If true, the tension limit is set to 0 in the event of tensile failure. The default is false.

table-cohesion s (a)

name of the table relating matrix cohesion $$c$$ = $$c_1$$ to matrix plastic shear strain.

table-cohesion-2 s (a)

name of the table relating matrix cohesion $$c_2$$ to matrix plastic shear strain.

table-dilation s (a)

name of the table relating matrix dilation angle $$\psi$$ = $$\psi_{1}$$ to matrix plastic shear strain.

table-dilation-2 s (a)

name of the table relating matrix dilation $$\psi_{2}$$ to matrix plastic shear strain.

table-friction s (a)

name of the table relating matrix friction $$\psi$$ = $$\psi_{1}$$ angle to matrix plastic shear strain.

table-friction-2 s (a)

name of the table relating matrix friction angle $$\psi_{2}$$ to matrix plastic shear strain.

table-joint-cohesion s (a)

name of the table relating joint cohesion $$c_j$$ = $$c_{j1}$$ to joint plastic shear strain.

table-joint-cohesion-2 s (a)

name of the table relating joint cohesion $$c_{j2}$$ to joint plastic shear strain.

table-joint-dilation s (a)

name of the table relating joint dilation $$\psi_j$$ = $$\psi_{j1}$$ to joint plastic shear strain.

table-joint-dilation-2 s (a)

name of the table relating joint dilation $$\psi_{j2}$$ to joint plastic shear strain.

table-joint-friction s (a)

name of the table relating joint friction angle $$\phi_j$$ = $$\phi_{j1}$$ to joint plastic shear strain.

table-joint-friction-2 s (a)

name of the table relating joint friction angle $$\phi_{j2}$$ to joint plastic shear strain.

table-joint-tension s (a)

name of the table relating joint tension limit $$\sigma^t_j$$ to joint plastic tensile strain.

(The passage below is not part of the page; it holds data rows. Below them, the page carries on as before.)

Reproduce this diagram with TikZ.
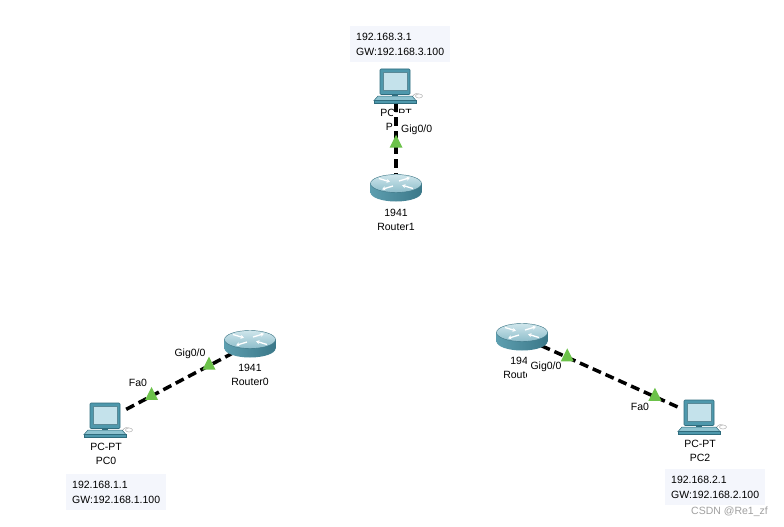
\documentclass[tikz,border=0pt]{standalone}
\usepackage{fontspec}
\setmainfont{Liberation Sans}
\usetikzlibrary{shapes.geometric,arrows.meta,calc}
\definecolor{boxbg}{HTML}{F4F6FC}
\definecolor{lightgreen}{HTML}{6CC24A}
\definecolor{pcbody}{HTML}{4E98AC}
\definecolor{pcdark}{HTML}{2F6C7D}
\definecolor{pcscreen}{HTML}{C4E2EB}
\definecolor{pcbase}{HTML}{8EC3D0}
\definecolor{rtleft}{HTML}{5D9EAF}
\definecolor{rtmid}{HTML}{82BDCB}
\definecolor{rtright}{HTML}{3B7889}
\definecolor{rttop}{HTML}{CFE6EC}
\definecolor{rttopb}{HTML}{8DBDCA}
\definecolor{rtedge}{HTML}{3A7484}
\definecolor{wmgray}{HTML}{A0A0A0}
\tikzset{
  lbl/.style={font=\fontsize{10.5}{12}\selectfont, inner sep=1pt},
  infobox/.style={anchor=north west, fill=boxbg, align=left, inner xsep=6pt, inner ysep=6.5pt,
    text width=88pt, font=\fontsize{10.5}{15}\selectfont},
  pcnode/.style={rectangle, minimum width=40pt, minimum height=34pt, inner sep=0pt},
  rtnode/.style={ellipse, minimum width=51pt, minimum height=27pt, inner sep=0pt},
  link/.style={black, line width=3.5pt, dash pattern=on 9pt off 5pt},
  light/.style={isosceles triangle, isosceles triangle stretches, shape border rotate=90,
    minimum width=13pt, minimum height=13pt, inner sep=0pt, fill=lightgreen},
  pcicon/.pic={
    \draw[gray!60, line width=0.6pt] (16,11) .. controls (19,7) and (21,7) .. (23,8);
    \filldraw[fill=white, draw=gray!60, line width=0.5pt] (23,10) ellipse (3.5 and 2);
    \filldraw[fill=pcbase, draw=pcdark, line width=0.5pt] (-18,10) -- (16,10) -- (20,14.5) -- (-22,14.5) -- cycle;
    \filldraw[fill=pcbody, draw=pcdark, line width=0.5pt] (-22,14.5) rectangle (20,17);
    \fill[pcdark] (-4,8) rectangle (2,10);
    \filldraw[fill=pcbody, draw=pcdark, line width=0.6pt, rounded corners=1pt] (-16,-17) rectangle (14,8.5);
    \filldraw[fill=pcscreen, draw=pcdark!80, line width=0.5pt] (-13,-14) rectangle (11,4);
  },
  rticon/.pic={
    \shade[left color=rtleft, middle color=rtmid, right color=rtright] (0,4.5) ellipse (25.5 and 9);
    \shade[left color=rtleft, middle color=rtmid, right color=rtright] (-25.5,-4.5) rectangle (25.5,4.5);
    \shade[top color=rttop, bottom color=rttopb] (0,-4.5) ellipse (25.5 and 9);
    \draw[rtedge, line width=0.4pt] (0,-4.5) ellipse (25.5 and 9);
    \begin{scope}[white, line width=1.3pt, -{Stealth[length=3.5pt,width=4pt]}]
      \draw (-17,-9.5) -- (-6,-6.2);
      \draw (17,0.5) -- (6,-2.8);
      \draw (3,-7) -- (14,-10.3);
      \draw (-3,-2) -- (-14,1.3);
    \end{scope}
  }
}
\begin{document}
\begin{tikzpicture}[x=1pt,y=-1pt]
\useasboundingbox[fill=white] (0,0) rectangle (784,527);

% device anchors
\node[pcnode] (pc1) at (396,86) {};
\node[rtnode] (r1) at (396,188) {};
\node[pcnode] (pc0) at (106,420) {};
\node[rtnode] (r0) at (250,344) {};
\node[pcnode] (pc2) at (700,417) {};
\node[rtnode] (r2) at (522,337) {};

% info boxes
\node[infobox] (b1) at (350,26) {192.168.3.1\\GW:192.168.3.100};
\node[infobox] (b0) at (66,474) {192.168.1.1\\GW:192.168.1.100};
\node[infobox] (b2) at (665,469) {192.168.2.1\\GW:192.168.2.100};

% device labels
\node[lbl] (pc1t) at ($(pc1)+(0,27)$) {PC-PT};
\node[lbl] (pc1n) at ($(pc1)+(0,41)$) {PC1};
\node[lbl] (pc0t) at ($(pc0)+(0,27)$) {PC-PT};
\node[lbl] (pc0n) at ($(pc0)+(0,41)$) {PC0};
\node[lbl] (pc2t) at ($(pc2)+(0,27)$) {PC-PT};
\node[lbl] (pc2n) at ($(pc2)+(0,41)$) {PC2};
\node[lbl] (r1t) at ($(r1)+(0,24.5)$) {1941};
\node[lbl] (r1n) at ($(r1)+(0,39)$) {Router1};
\node[lbl] (r0t) at ($(r0)+(0,24)$) {1941};
\node[lbl] (r0n) at ($(r0)+(0,38)$) {Router0};
\node[lbl] (r2t) at ($(r2)+(0,24)$) {1941};
\node[lbl] (r2n) at ($(r2)+(0,37.5)$) {Router2};

% port label backgrounds (covering)
\fill[white] (393,113) rectangle (437,137);
\fill[white] (526.5,354) rectangle (566,380);

% links with link lights
\draw[link] (pc1) -- node[light, pos=0.57] (l1) {} (r1);
\draw[link] (pc0) -- node[light, pos=0.24] (l0a) {} node[light, pos=0.785] (l0b) {} (r0);
\draw[link] (r2) -- node[light, pos=0.185] (l2a) {} node[light, pos=0.82] (l2b) {} (pc2);

% port labels
\node[lbl, anchor=west] (p1) at (400,130) {Gig0/0};
\node[lbl] (p0g) at (190,354) {Gig0/0};
\node[lbl] (p0f) at (138,383) {Fa0};
\node[lbl] (p2g) at (546,367) {Gig0/0};
\node[lbl] (p2f) at (640,407) {Fa0};

% icons
\pic at (pc1) {pcicon};
\pic at (pc0) {pcicon};
\pic at (pc2) {pcicon};
\pic at (r1) {rticon};
\pic at (r0) {rticon};
\pic at (r2) {rticon};

% watermark
\node[font=\fontsize{10.5}{12}\selectfont, inner sep=0pt, text=wmgray, anchor=east] (wm) at (768,512) {CSDN @Re1\_zf};
\end{tikzpicture}
\end{document}
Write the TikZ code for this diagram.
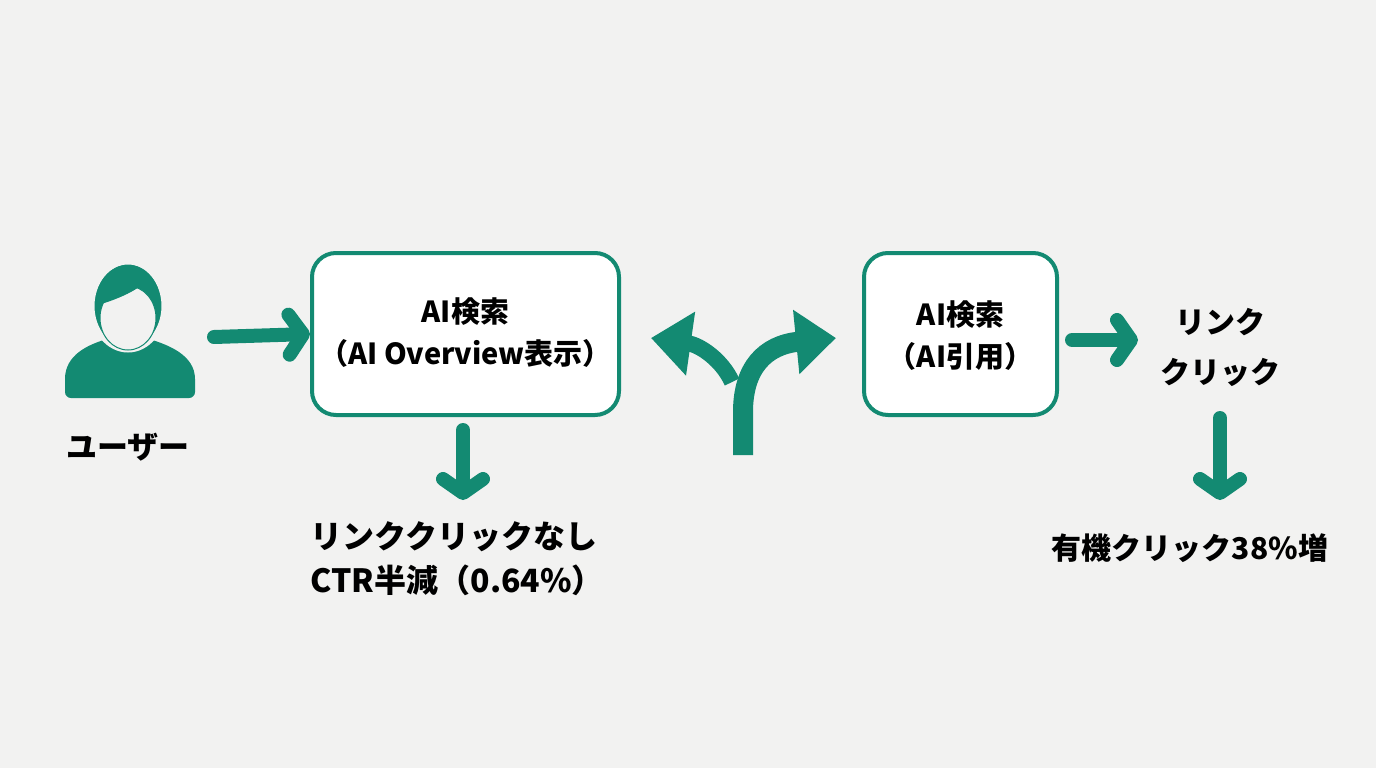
\documentclass[tikz,border=0pt]{standalone}
\usepackage{fontspec}
\setmainfont{Noto Sans CJK JP}
\usetikzlibrary{arrows.meta}
\definecolor{teal}{HTML}{138A72}
\definecolor{bg}{HTML}{F2F2F1}
\begin{document}
\begin{tikzpicture}[x=1pt,y=-1pt,
  box/.style={draw=teal,line width=4pt,fill=white,rounded corners=24pt},
  txt/.style={font=\bfseries\fontsize{29}{34}\selectfont,align=center,text=black},
  arr/.style={draw=teal,line width=14pt,line cap=round,-{Straight Barb[length=14pt,width=40pt,round]}},
  fork/.style={draw=teal,line width=20pt,-{Triangle[width=62pt,length=40pt]}}]
\fill[bg] (0,0) rectangle (1376,768);
\useasboundingbox (0,0) rectangle (1376,768);
% user icon
\fill[teal,rounded corners=6pt] (65,398) -- (65,385) .. controls (65,355) and (88,345) .. (110,338) -- (146,338) .. controls (168,345) and (195,355) .. (195,385) -- (195,398) -- cycle;
\filldraw[teal,draw=bg,line width=5pt] (128,306) ellipse [x radius=36, y radius=44];
\filldraw[fill=bg,draw=teal,line width=1pt] (128,318) ellipse [x radius=28, y radius=32];
\begin{scope}
\clip (128,306) ellipse [x radius=33, y radius=41];
\fill[teal] (98,305) .. controls (115,300) and (135,292) .. (145,282) .. controls (150,292) and (155,298) .. (158,305) -- (158,260) -- (98,260) -- cycle;
\end{scope}
\node[txt,font=\bfseries\fontsize{31}{32}\selectfont] (user) at (128,447) {ユーザー};
\coordinate (ua) at (214,337);
% box1
\node[box,minimum width=307pt,minimum height=162pt] (b1) at (465.5,334) {};
\node[txt] (b1t) at (465.5,333) {AI検索\\[8pt]（AI Overview表示）};
\draw[arr] (ua) -- (b1.west);
\coordinate (d1s) at (463,430);
\coordinate (d1e) at (463,500);
\draw[arr] (d1s) -- (d1e);
\node[txt,font=\bfseries\fontsize{32}{44}\selectfont,align=left,anchor=north west] (t1) at (307,518) {リンククリックなし\\CTR半減（0.64\%）};
% fork
\coordinate (fs) at (743,455);
\coordinate (fr) at (836,338);
\coordinate (fl) at (651,338);
\coordinate (flb) at (732,382);
\draw[fork] (fs) -- (743,412) .. controls (743,368) and (765,345) .. (fr);
\draw[fork,line width=16pt] (flb) .. controls (722,360) and (700,345) .. (fl);
% box2
\node[box,minimum width=193pt,minimum height=162pt] (b2) at (960.5,334) {};
\node[txt] (b2t) at (960.5,336) {AI検索\\[8pt]（AI引用）};
\coordinate (a3s) at (1072,340);
\coordinate (a3e) at (1138,340);
\draw[arr] (a3s) -- (a3e);
\node[txt,font=\bfseries\fontsize{30}{50}\selectfont] (lc) at (1220,347) {リンク\\クリック};
\coordinate (d2s) at (1220,418);
\coordinate (d2e) at (1220,500);
\draw[arr] (d2s) -- (d2e);
\node[txt,font=\bfseries\fontsize{30}{32}\selectfont] (t2) at (1190,548) {有機クリック38\%増};
\end{tikzpicture}
\end{document}
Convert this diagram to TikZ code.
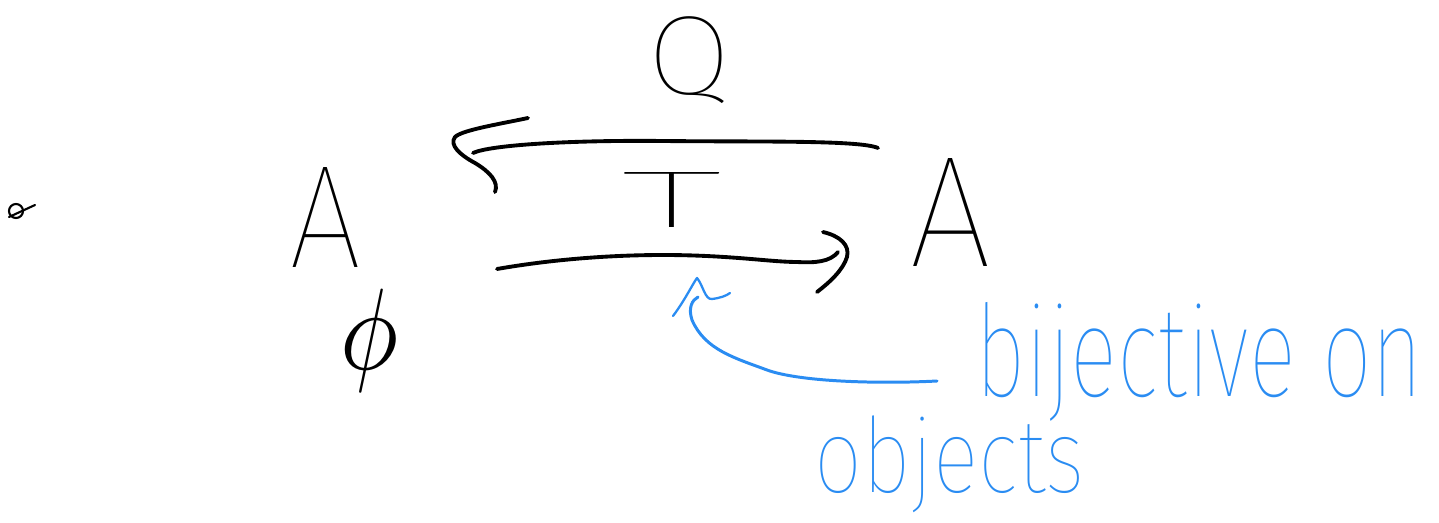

strain-shear-plastic f (r)

accumulated plastic shear strain

strain-shear-plastic-joint f (r)

accumulated joint plastic shear strain

strain-tensile-plastic f (r)

accumulated plastic tensile strain

strain-tensile-plastic-joint f (r)

accumulated joint plastic tensile strain

Key

• Only one of the two options is required to define the elasticity: bulk modulus $$K$$ and shear modulus $$G$$, or, Young’s modulus $$E$$ and Poisson’s ratio $$\nu$$. When choosing the latter, Young’s modulus $$E$$ must be assigned in advance of Poisson’s ratio $$\nu$$.
• Only one of the three options is required to define the orientation of the weakness plane: dip and dip-direction; a norm vector ($$n_x, n_y, n_z$$); or, three norm components: $$n_x$$, $$n_y$$, and $$n_z$$.
• The tension cut-off is $${\sigma}^t = min({\sigma}^t, c/\tan \phi)$$.
• The joint tension limit used in the model is the minimum of the input $$\sigma^t$$ and $${c_j}/{\tan \phi_j}$$.